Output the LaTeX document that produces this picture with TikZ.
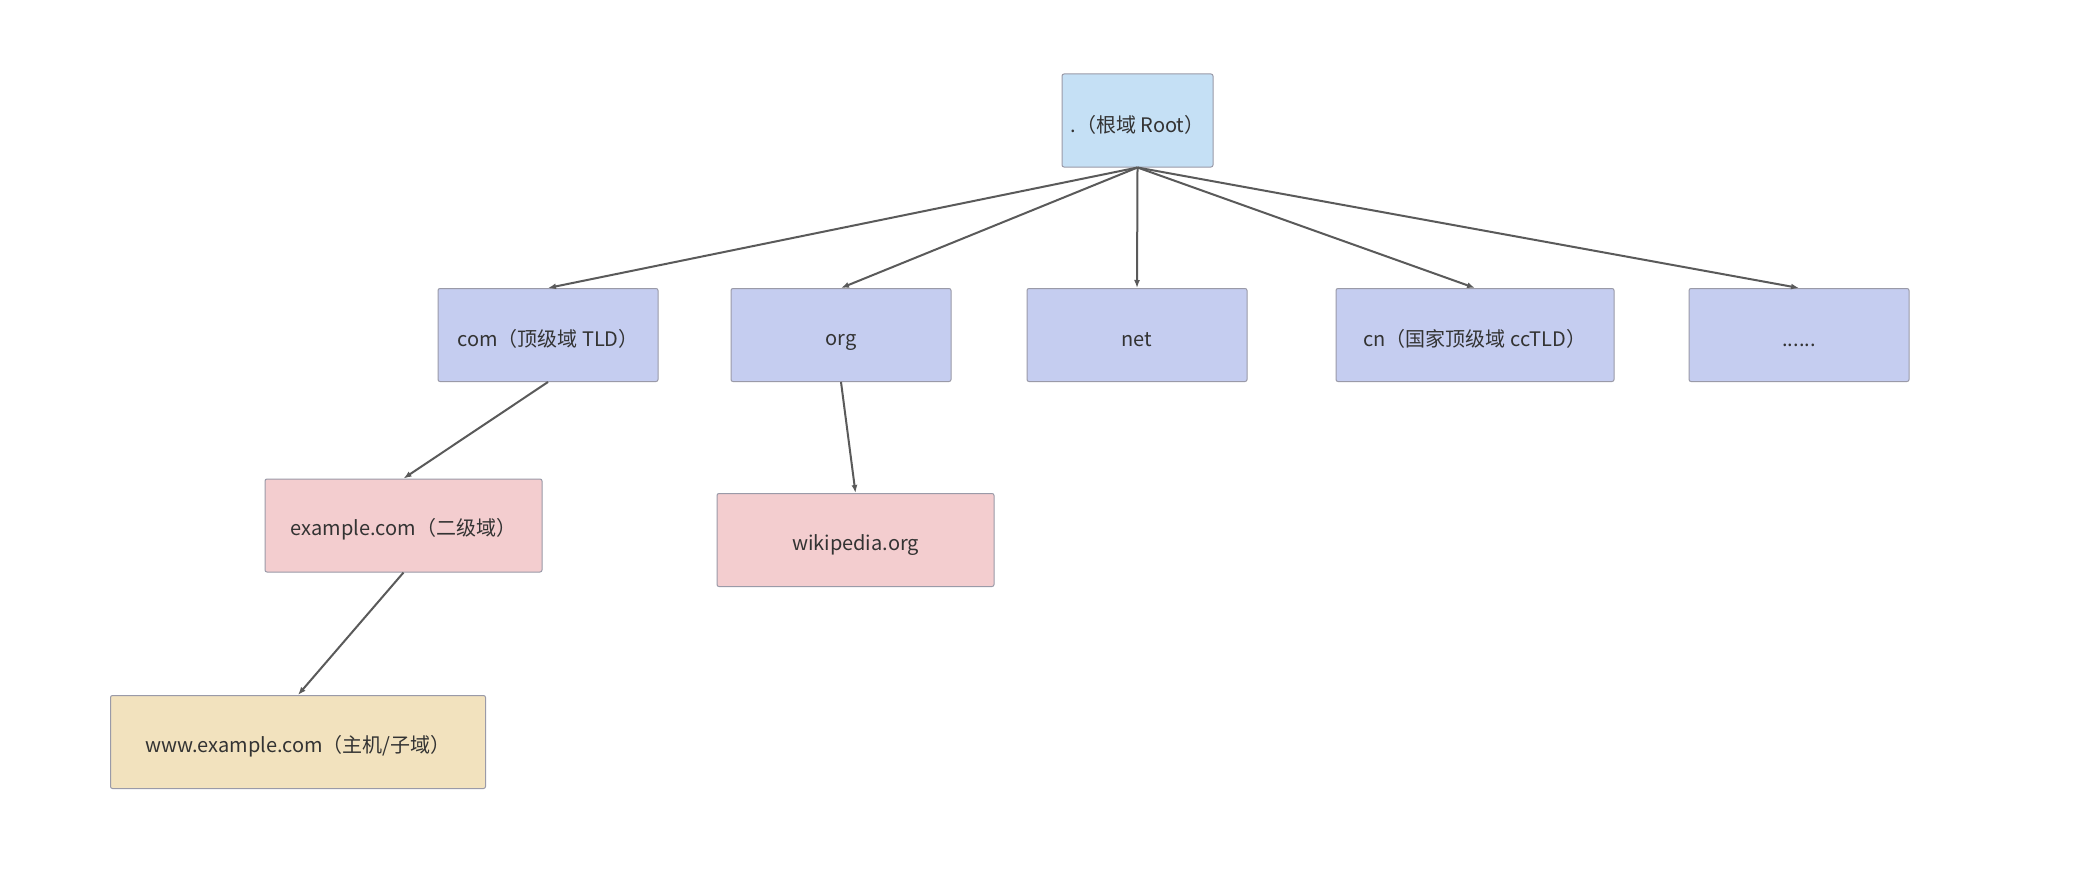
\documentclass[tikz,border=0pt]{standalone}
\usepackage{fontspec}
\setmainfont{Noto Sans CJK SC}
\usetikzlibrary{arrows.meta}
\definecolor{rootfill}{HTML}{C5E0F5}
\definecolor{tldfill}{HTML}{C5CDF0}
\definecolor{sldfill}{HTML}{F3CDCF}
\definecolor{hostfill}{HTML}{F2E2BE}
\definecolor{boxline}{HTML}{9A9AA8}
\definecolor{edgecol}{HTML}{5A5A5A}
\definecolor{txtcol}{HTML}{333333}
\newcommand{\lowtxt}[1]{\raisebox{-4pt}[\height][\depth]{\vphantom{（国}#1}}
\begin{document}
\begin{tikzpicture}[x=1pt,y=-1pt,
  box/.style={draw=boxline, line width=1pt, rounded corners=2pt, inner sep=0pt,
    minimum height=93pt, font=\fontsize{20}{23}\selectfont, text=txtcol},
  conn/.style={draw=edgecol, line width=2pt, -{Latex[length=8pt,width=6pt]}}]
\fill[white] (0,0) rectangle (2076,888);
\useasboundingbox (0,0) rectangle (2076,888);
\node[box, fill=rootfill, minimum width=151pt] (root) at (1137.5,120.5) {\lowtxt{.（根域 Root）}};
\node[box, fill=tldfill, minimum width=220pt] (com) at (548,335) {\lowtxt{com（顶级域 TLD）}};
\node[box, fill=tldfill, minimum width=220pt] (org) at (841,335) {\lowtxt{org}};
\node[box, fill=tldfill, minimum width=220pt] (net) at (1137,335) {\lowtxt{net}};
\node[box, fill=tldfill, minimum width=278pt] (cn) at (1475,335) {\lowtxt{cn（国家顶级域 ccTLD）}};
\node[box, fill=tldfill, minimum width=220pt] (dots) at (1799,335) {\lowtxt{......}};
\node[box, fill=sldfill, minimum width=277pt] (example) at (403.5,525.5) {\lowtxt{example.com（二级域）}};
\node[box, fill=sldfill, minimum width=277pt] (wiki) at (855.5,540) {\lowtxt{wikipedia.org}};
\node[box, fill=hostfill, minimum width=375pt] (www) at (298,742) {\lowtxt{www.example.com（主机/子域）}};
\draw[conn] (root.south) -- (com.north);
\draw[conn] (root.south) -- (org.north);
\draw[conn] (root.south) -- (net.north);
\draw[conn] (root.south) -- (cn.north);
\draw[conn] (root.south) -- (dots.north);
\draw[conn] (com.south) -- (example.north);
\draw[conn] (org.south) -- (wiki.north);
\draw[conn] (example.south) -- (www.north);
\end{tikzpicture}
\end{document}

※ ※ ※

Copy out every line of the material above exactly, skipping the pictures.

Output the LaTeX document that produces this picture with TikZ.
\documentclass[tikz,border=0pt]{standalone}
\usepackage{fontspec}
\setmainfont{Noto Sans CJK SC}
\usetikzlibrary{arrows.meta}
\definecolor{rootfill}{HTML}{C5E0F5}
\definecolor{tldfill}{HTML}{C5CDF0}
\definecolor{sldfill}{HTML}{F3CDCF}
\definecolor{hostfill}{HTML}{F2E2BE}
\definecolor{boxline}{HTML}{9A9AA8}
\definecolor{edgecol}{HTML}{5A5A5A}
\definecolor{txtcol}{HTML}{333333}
\newcommand{\lowtxt}[1]{\raisebox{-4pt}[\height][\depth]{\vphantom{（国}#1}}
\begin{document}
\begin{tikzpicture}[x=1pt,y=-1pt,
  box/.style={draw=boxline, line width=1pt, rounded corners=2pt, inner sep=0pt,
    minimum height=93pt, font=\fontsize{20}{23}\selectfont, text=txtcol},
  conn/.style={draw=edgecol, line width=2pt, -{Latex[length=8pt,width=6pt]}}]
\fill[white] (0,0) rectangle (2076,888);
\useasboundingbox (0,0) rectangle (2076,888);
\node[box, fill=rootfill, minimum width=151pt] (root) at (1137.5,120.5) {\lowtxt{.（根域 Root）}};
\node[box, fill=tldfill, minimum width=220pt] (com) at (548,335) {\lowtxt{com（顶级域 TLD）}};
\node[box, fill=tldfill, minimum width=220pt] (org) at (841,335) {\lowtxt{org}};
\node[box, fill=tldfill, minimum width=220pt] (net) at (1137,335) {\lowtxt{net}};
\node[box, fill=tldfill, minimum width=278pt] (cn) at (1475,335) {\lowtxt{cn（国家顶级域 ccTLD）}};
\node[box, fill=tldfill, minimum width=220pt] (dots) at (1799,335) {\lowtxt{......}};
\node[box, fill=sldfill, minimum width=277pt] (example) at (403.5,525.5) {\lowtxt{example.com（二级域）}};
\node[box, fill=sldfill, minimum width=277pt] (wiki) at (855.5,540) {\lowtxt{wikipedia.org}};
\node[box, fill=hostfill, minimum width=375pt] (www) at (298,742) {\lowtxt{www.example.com（主机/子域）}};
\draw[conn] (root.south) -- (com.north);
\draw[conn] (root.south) -- (org.north);
\draw[conn] (root.south) -- (net.north);
\draw[conn] (root.south) -- (cn.north);
\draw[conn] (root.south) -- (dots.north);
\draw[conn] (com.south) -- (example.north);
\draw[conn] (org.south) -- (wiki.north);
\draw[conn] (example.south) -- (www.north);
\end{tikzpicture}
\end{document}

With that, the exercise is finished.